I passed through security with a line of visitors from at least six different countries and I hoped that their presence here meant they still saw us as the America of Patrick Brown, not of Robert Bales. We entered the memorial grounds there and it was, in a grove of barren oaks, the Survivor Tree in resplendent bloom,
The tree is ringed by a protective steel railing and steadied by guy wires, but there is no sign to identify it. Many of the visitors nonetheless seemed to know its story and appeared happy to tell it to anyone who asked. More than a few who took a photo or two then stepped forward to take close-ups of the flowers; impeccable new creations, each comprised of five delicate white petals.
Ryan stood nearby and spoke of the Marine who said he had become good at falling after he lost two legs and an arm. The Survivor Tree suddenly looked more perfect for missing limbs that kept it from completely recovering its original shape and left its blooming asymmetrical.

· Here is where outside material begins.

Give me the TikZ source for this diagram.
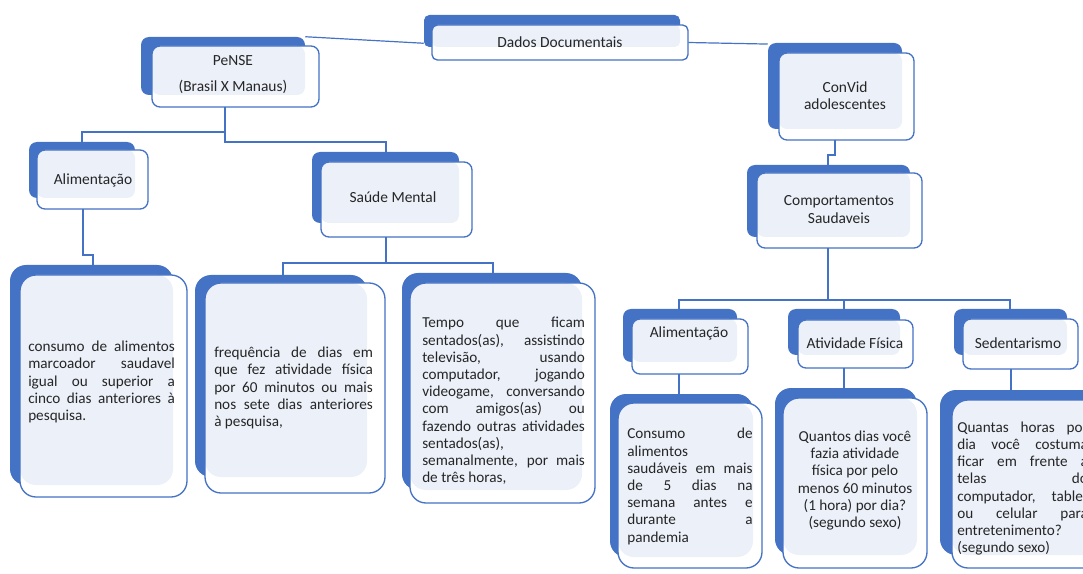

“It is important,” a visitor said to Ryan of the tree.
I stepped over to the memorial pool marking the footprint where the South Tower once stood. On the edge facing the Survivor Tree, surrounded by the names of other fallen first responders, were the names of Brown the others from Ladder 3 who died with him. The captain’s brother, Mike Brown, said at the memorial’s official opening on the 10th anniversary of 9/11 that he was less moved by seeing the name “Patrick J. Brown” than he was by the names of the civilians Patrick J. Brown and his comrades died trying to save. Mike Brown had noted that the names of the women who were pregnant have an addendum, “and her unborn child.”
The truck that Ladder 3 rode to the World Trade Center was recovered and will serve as a centerpiece at the museum, a battered and partly crushed artifact of bravery in the face of monstrous death. The thousands of names inscribed around the pools whose edges remain black in even the brightest sunshine might make you believe that death won. And for a brief, bleak moment on Thursday I felt it had.
Then, I turned back to the blossoming tree that stands as a scarred and resolute exhibit of the life force itself. A large school group gathered around it, the students in their early teens, not much more than children, but also not so far from military age. Their teacher asked Ryan about the tree and then relayed the class a story of survival that they would take with them.
“Which is a good thing,” Ryan said.
At another point in the day, a woman stepped up to the tree holding a boy of about five. He reached up with his hand and she hoisted him higher until he was within reach of the blooms. He appeared certain to pluck one, but the power of this tree and of this place was such that he knew better. He only brushed a flower so lightly with his fingertips that he did not disturb as much as a petal.
And to think that a soldier from the war that began at this very place was facing charges of being a baby killer such as Patrick Brown never could have been.